Em O enigma do político: Marx contra a política moderna, Thamy Pogrebinschi retoma o modo como Marx discute a questão do Estado nos seus primeiros textos dedicados ao tema, como uma contradição com relação à sociedade civil, e avança na discussão sobre a abolição ou definhamento do Estado, a política moderna e a associação, partindo de escritos de Marx.

Esta obra, no entanto, deve ser lida criticamente em sua discussão sobre a democracia[1], do mesmo modo que o artigo de Jean Tible, Marx contra o Estado. Neste texto, Tible passa por diversas obras ao longo da vida de Marx ressaltando a sua crítica ao Estado e a defesa da Comuna como antagonismo de classe ao Estado.
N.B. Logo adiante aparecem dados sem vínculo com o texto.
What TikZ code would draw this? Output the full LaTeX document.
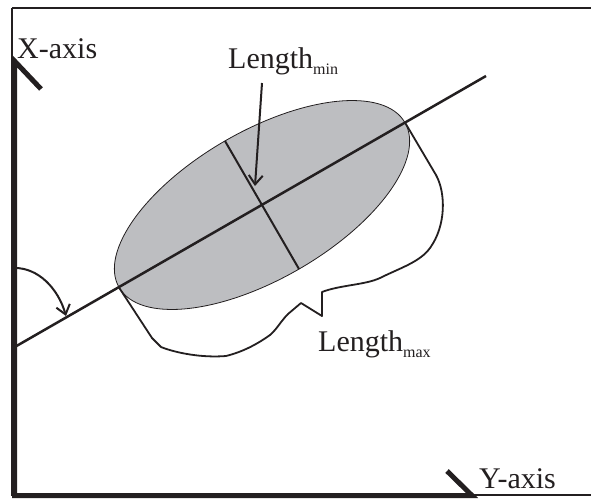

A ideia da Comuna como forma de superação do Estado, para Marx, é apresentada de forma enfática por Paulo Barsotti em seu texto Para além do estado e da política: a propósito da Comuna de Paris de 1871. Nele, Barsotti demonstra que a experiência da Comuna de Paris marcou profundamente o pensamento de Marx e como esta revolução proletária trouxe um desenvolvimento para a concepção de abolição do Estado de Karl Marx.

Em Karl Marx e a Essência Autogestionária da Comuna de Paris, Nildo Viana destaca o sentido autogestionário que possuiu a Comuna de Paris e os escritos de Marx sobre esta experiência em A Guerra Civil na França. Neste artigo vemos que apesar de não existir a palavra autogestão em 1871, o conteúdo desta perspectiva era expresso por este que foi o primeiro governo operário da história.

David Adam, em Marx e o Estado, nos traz em sua análise focada nos textos de Marx dos anos 1840 a prova de que a concepção abolicionista de Marx sobre o Estado não emerge apenas após a Comuna, mas já se encontrava presente nos textos do autor em sua época assim chamada de “juventude”.

No livro Karl Marx: a crítica desapiedada do existente, Nildo Viana retoma diversos aspectos do pensamento de Marx, refuta um conjunto de ideologias sobre ele e expõe a crítica de Marx sobre a política e o Estado e explicita a análise de Marx sobre a autoemancipação e a revolução proletária.

Por fim, na obra Marx: Estado, Partidos e Sindicatos, coletânea organizada por mim e Rubens Vinícius, demonstro o desenvolvimento da concepção de Marx sobre o Estado, as múltiplas determinações do pensamento de Marx, do Estado e da concepção de Marx quanto ao Estado, a questão da Comuna e da revolução operária como abolição do Estado e debato as questões da burocracia, dos partidos e das eleições na teoria de Karl Marx.

Bons estudos!


[1] Sobre a questão da democracia, indicamos o texto A Democracia, de Anton Pannekoek, que é um tópico do terceiro capítulo de sua obra prima, Os Conselhos Operários, e o artigo de Nildo Viana, Democracia e Autogestão.